** start **
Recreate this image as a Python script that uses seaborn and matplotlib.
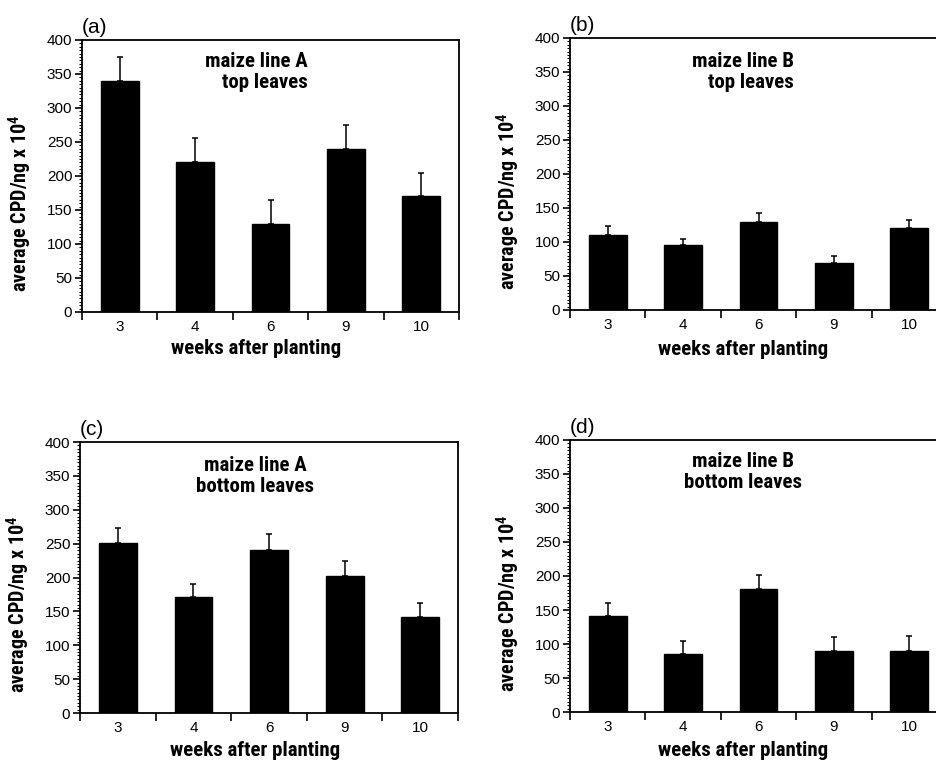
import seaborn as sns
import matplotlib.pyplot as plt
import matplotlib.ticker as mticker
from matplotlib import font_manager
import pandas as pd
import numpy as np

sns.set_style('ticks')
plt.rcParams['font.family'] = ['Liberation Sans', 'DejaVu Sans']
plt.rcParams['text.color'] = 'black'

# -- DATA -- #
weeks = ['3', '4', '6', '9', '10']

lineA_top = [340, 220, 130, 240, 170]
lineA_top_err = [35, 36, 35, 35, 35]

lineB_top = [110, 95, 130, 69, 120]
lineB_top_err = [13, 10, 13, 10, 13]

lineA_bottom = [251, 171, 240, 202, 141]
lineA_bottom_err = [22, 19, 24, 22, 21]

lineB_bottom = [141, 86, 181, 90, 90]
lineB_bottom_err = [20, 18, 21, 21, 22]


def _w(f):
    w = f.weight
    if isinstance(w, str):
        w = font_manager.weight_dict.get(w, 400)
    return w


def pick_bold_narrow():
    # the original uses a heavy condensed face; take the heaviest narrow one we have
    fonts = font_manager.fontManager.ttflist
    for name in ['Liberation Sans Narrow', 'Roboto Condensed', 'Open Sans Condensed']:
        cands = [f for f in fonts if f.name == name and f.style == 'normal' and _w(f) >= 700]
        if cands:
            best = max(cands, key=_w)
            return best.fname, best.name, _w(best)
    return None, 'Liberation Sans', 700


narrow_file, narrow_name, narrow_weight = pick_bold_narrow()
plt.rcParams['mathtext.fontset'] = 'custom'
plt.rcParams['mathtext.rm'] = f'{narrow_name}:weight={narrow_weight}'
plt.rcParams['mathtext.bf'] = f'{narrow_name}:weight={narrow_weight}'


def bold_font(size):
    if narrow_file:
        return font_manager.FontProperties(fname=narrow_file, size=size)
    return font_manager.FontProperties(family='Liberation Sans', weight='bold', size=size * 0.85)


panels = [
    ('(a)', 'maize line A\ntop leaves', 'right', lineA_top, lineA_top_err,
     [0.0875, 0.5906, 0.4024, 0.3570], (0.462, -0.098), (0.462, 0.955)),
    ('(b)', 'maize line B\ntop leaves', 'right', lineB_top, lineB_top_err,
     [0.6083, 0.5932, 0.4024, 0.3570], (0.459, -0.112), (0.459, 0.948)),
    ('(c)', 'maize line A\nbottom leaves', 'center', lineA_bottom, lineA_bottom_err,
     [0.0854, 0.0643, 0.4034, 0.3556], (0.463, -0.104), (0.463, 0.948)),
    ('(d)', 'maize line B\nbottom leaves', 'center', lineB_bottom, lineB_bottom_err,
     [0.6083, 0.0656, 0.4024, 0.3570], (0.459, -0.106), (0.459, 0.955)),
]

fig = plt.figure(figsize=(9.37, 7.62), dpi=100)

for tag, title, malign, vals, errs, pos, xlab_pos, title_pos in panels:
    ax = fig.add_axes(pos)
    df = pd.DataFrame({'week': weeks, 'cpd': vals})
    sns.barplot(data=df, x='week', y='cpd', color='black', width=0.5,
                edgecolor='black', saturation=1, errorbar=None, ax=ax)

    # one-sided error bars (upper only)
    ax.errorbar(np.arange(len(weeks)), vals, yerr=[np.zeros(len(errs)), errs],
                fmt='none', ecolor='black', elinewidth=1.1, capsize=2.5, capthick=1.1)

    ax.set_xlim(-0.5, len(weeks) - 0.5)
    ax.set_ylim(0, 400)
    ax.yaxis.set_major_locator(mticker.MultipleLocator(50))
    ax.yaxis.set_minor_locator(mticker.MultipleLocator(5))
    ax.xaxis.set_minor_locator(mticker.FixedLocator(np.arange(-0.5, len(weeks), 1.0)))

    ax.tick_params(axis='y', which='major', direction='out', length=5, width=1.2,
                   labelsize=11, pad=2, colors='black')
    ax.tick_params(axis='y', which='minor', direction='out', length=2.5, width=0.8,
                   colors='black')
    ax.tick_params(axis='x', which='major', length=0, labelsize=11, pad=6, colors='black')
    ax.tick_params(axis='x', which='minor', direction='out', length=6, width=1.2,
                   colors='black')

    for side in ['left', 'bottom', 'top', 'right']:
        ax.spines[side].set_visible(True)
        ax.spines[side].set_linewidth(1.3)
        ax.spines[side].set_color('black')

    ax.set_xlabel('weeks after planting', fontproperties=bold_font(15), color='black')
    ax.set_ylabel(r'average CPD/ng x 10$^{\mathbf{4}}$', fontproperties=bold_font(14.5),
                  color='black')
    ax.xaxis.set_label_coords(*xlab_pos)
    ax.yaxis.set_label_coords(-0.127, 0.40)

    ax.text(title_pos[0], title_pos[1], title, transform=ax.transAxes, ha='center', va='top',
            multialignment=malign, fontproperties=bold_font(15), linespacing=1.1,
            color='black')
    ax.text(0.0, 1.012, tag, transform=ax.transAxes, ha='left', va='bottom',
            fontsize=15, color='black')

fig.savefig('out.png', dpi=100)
** end **
Write out each line of the data exactly; the images should be left out.

Recreate this image as a Python script that uses seaborn and matplotlib.
import seaborn as sns
import matplotlib.pyplot as plt
import matplotlib.ticker as mticker
from matplotlib import font_manager
import pandas as pd
import numpy as np

sns.set_style('ticks')
plt.rcParams['font.family'] = ['Liberation Sans', 'DejaVu Sans']
plt.rcParams['text.color'] = 'black'

# -- DATA -- #
weeks = ['3', '4', '6', '9', '10']

lineA_top = [340, 220, 130, 240, 170]
lineA_top_err = [35, 36, 35, 35, 35]

lineB_top = [110, 95, 130, 69, 120]
lineB_top_err = [13, 10, 13, 10, 13]

lineA_bottom = [251, 171, 240, 202, 141]
lineA_bottom_err = [22, 19, 24, 22, 21]

lineB_bottom = [141, 86, 181, 90, 90]
lineB_bottom_err = [20, 18, 21, 21, 22]


def _w(f):
    w = f.weight
    if isinstance(w, str):
        w = font_manager.weight_dict.get(w, 400)
    return w


def pick_bold_narrow():
    # the original uses a heavy condensed face; take the heaviest narrow one we have
    fonts = font_manager.fontManager.ttflist
    for name in ['Liberation Sans Narrow', 'Roboto Condensed', 'Open Sans Condensed']:
        cands = [f for f in fonts if f.name == name and f.style == 'normal' and _w(f) >= 700]
        if cands:
            best = max(cands, key=_w)
            return best.fname, best.name, _w(best)
    return None, 'Liberation Sans', 700


narrow_file, narrow_name, narrow_weight = pick_bold_narrow()
plt.rcParams['mathtext.fontset'] = 'custom'
plt.rcParams['mathtext.rm'] = f'{narrow_name}:weight={narrow_weight}'
plt.rcParams['mathtext.bf'] = f'{narrow_name}:weight={narrow_weight}'


def bold_font(size):
    if narrow_file:
        return font_manager.FontProperties(fname=narrow_file, size=size)
    return font_manager.FontProperties(family='Liberation Sans', weight='bold', size=size * 0.85)


panels = [
    ('(a)', 'maize line A\ntop leaves', 'right', lineA_top, lineA_top_err,
     [0.0875, 0.5906, 0.4024, 0.3570], (0.462, -0.098), (0.462, 0.955)),
    ('(b)', 'maize line B\ntop leaves', 'right', lineB_top, lineB_top_err,
     [0.6083, 0.5932, 0.4024, 0.3570], (0.459, -0.112), (0.459, 0.948)),
    ('(c)', 'maize line A\nbottom leaves', 'center', lineA_bottom, lineA_bottom_err,
     [0.0854, 0.0643, 0.4034, 0.3556], (0.463, -0.104), (0.463, 0.948)),
    ('(d)', 'maize line B\nbottom leaves', 'center', lineB_bottom, lineB_bottom_err,
     [0.6083, 0.0656, 0.4024, 0.3570], (0.459, -0.106), (0.459, 0.955)),
]

fig = plt.figure(figsize=(9.37, 7.62), dpi=100)

for tag, title, malign, vals, errs, pos, xlab_pos, title_pos in panels:
    ax = fig.add_axes(pos)
    df = pd.DataFrame({'week': weeks, 'cpd': vals})
    sns.barplot(data=df, x='week', y='cpd', color='black', width=0.5,
                edgecolor='black', saturation=1, errorbar=None, ax=ax)

    # one-sided error bars (upper only)
    ax.errorbar(np.arange(len(weeks)), vals, yerr=[np.zeros(len(errs)), errs],
                fmt='none', ecolor='black', elinewidth=1.1, capsize=2.5, capthick=1.1)

    ax.set_xlim(-0.5, len(weeks) - 0.5)
    ax.set_ylim(0, 400)
    ax.yaxis.set_major_locator(mticker.MultipleLocator(50))
    ax.yaxis.set_minor_locator(mticker.MultipleLocator(5))
    ax.xaxis.set_minor_locator(mticker.FixedLocator(np.arange(-0.5, len(weeks), 1.0)))

    ax.tick_params(axis='y', which='major', direction='out', length=5, width=1.2,
                   labelsize=11, pad=2, colors='black')
    ax.tick_params(axis='y', which='minor', direction='out', length=2.5, width=0.8,
                   colors='black')
    ax.tick_params(axis='x', which='major', length=0, labelsize=11, pad=6, colors='black')
    ax.tick_params(axis='x', which='minor', direction='out', length=6, width=1.2,
                   colors='black')

    for side in ['left', 'bottom', 'top', 'right']:
        ax.spines[side].set_visible(True)
        ax.spines[side].set_linewidth(1.3)
        ax.spines[side].set_color('black')

    ax.set_xlabel('weeks after planting', fontproperties=bold_font(15), color='black')
    ax.set_ylabel(r'average CPD/ng x 10$^{\mathbf{4}}$', fontproperties=bold_font(14.5),
                  color='black')
    ax.xaxis.set_label_coords(*xlab_pos)
    ax.yaxis.set_label_coords(-0.127, 0.40)

    ax.text(title_pos[0], title_pos[1], title, transform=ax.transAxes, ha='center', va='top',
            multialignment=malign, fontproperties=bold_font(15), linespacing=1.1,
            color='black')
    ax.text(0.0, 1.012, tag, transform=ax.transAxes, ha='left', va='bottom',
            fontsize=15, color='black')

fig.savefig('out.png', dpi=100)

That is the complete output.